Sans spoiler les blagues, on évoquera le syndrome de Stockholm de la Mère Royaume, cette Lyonnaise d’origine qui maîtrise parfaitement la physique ; la fierté d’avoir hébergé ici la mort de Sissi l’Impératrice ; la différence entre le LHC – accélérateur de particules et le LHC – Lausanne Hockey Club ; la revisite de la célébrissime À la belle escalade façon invasion de Genève par Poutine, ou encore le fameux Théodore « DE BAISE »          …

Alors certes, ce n’était que la première représentation et certaines vannes tombent un peu à plat. Mais pour la plupart, elles sont réussies et tout se tient : les transitions fonctionnent, on rit énormément et Kevin Eyer parvient à transmettre son énergie et son amour pour notre ville. Car, et il faut le préciser, cette heure de blagues est avant tout un spectacle sur la transmission : lui qui est jeune papa le fait aussi pour son fils, pour que ce dernier sache d’où il vient : la base pour savoir où l’on va.

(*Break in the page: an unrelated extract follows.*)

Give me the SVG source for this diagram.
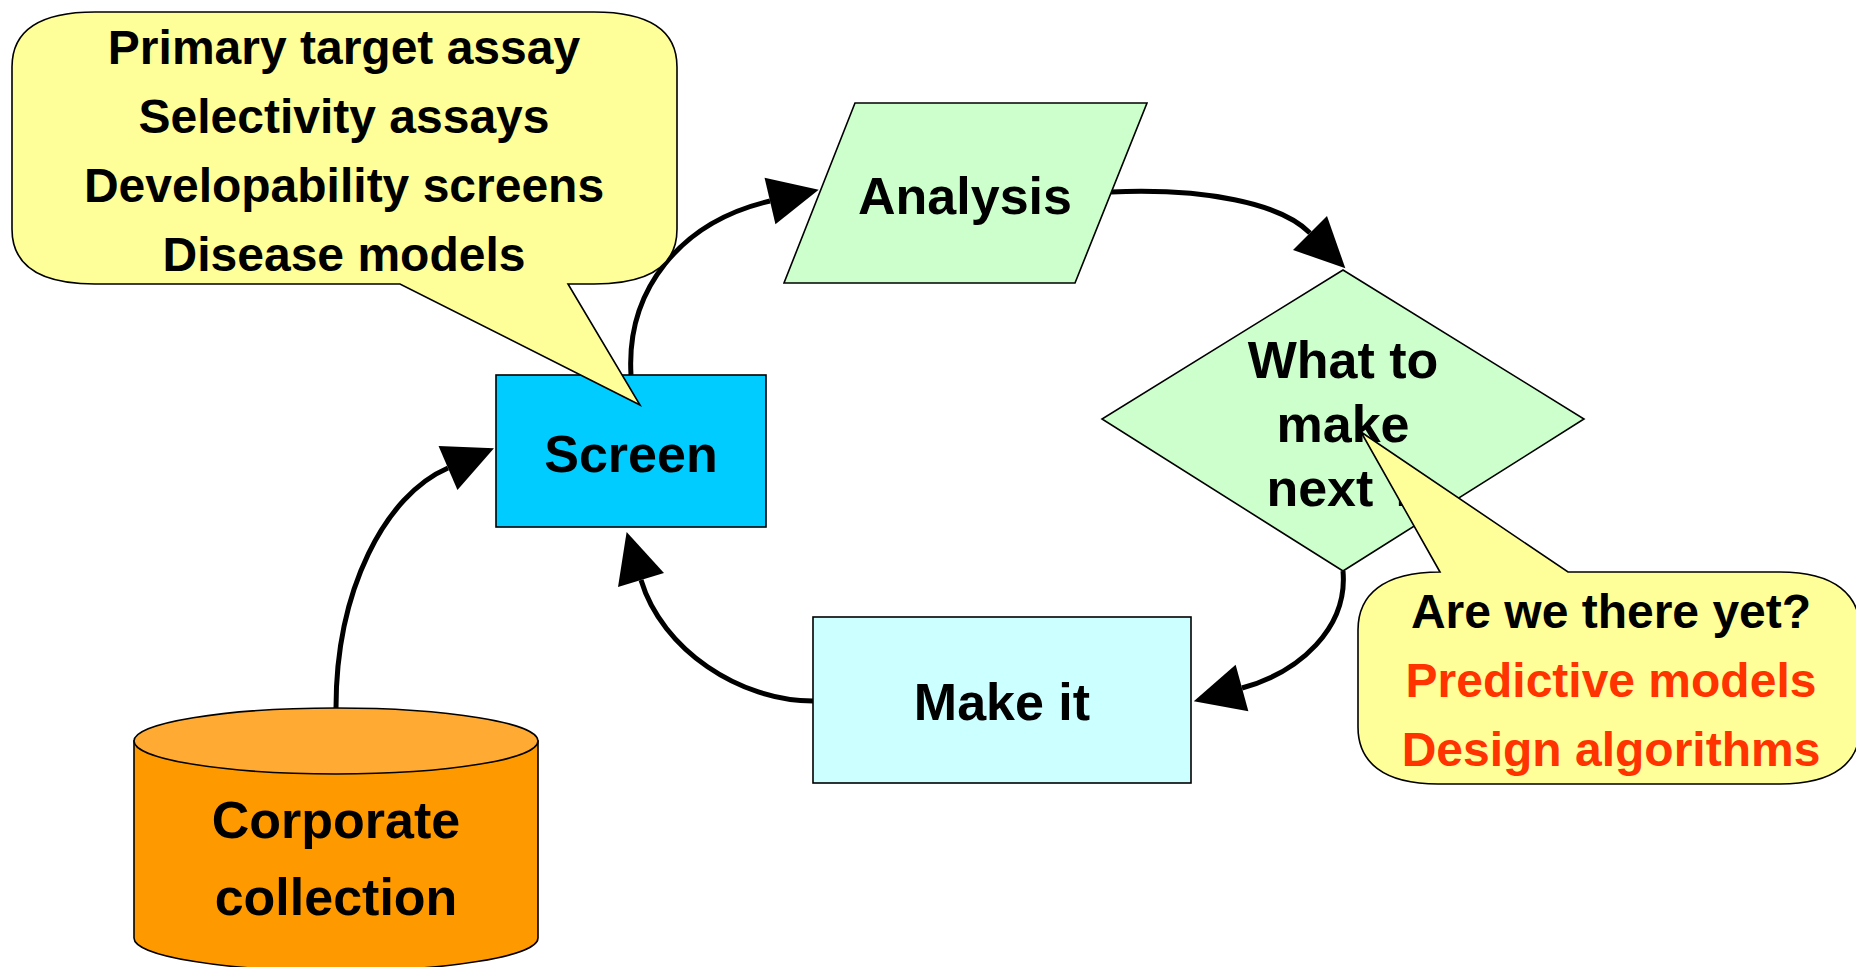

Avant de nous laisser sur les paroles de Genève de Marekage Streetz, reprises à sa sauce par Kenzy dans son titre éponyme, histoire de conclure la soirée en beauté et de façon locale…

Fabien Imhof

Infos pratiques :

Une heure de blagues sur Genève, de Kevin Eyer, le 3 septembre 2022 à la salle centrale de la Madeleine.

Photo : © Michel Marie

[1] Que certain·e·s désignent aussi par le terme kebab.

Fabien Imhof

Titulaire d'un master en lettres, il est l'un des co-fondateurs de La Pépinière. Responsable des partenariats avec les théâtres, il vous fera voyager à travers les pièces et mises en scène des théâtres de la région.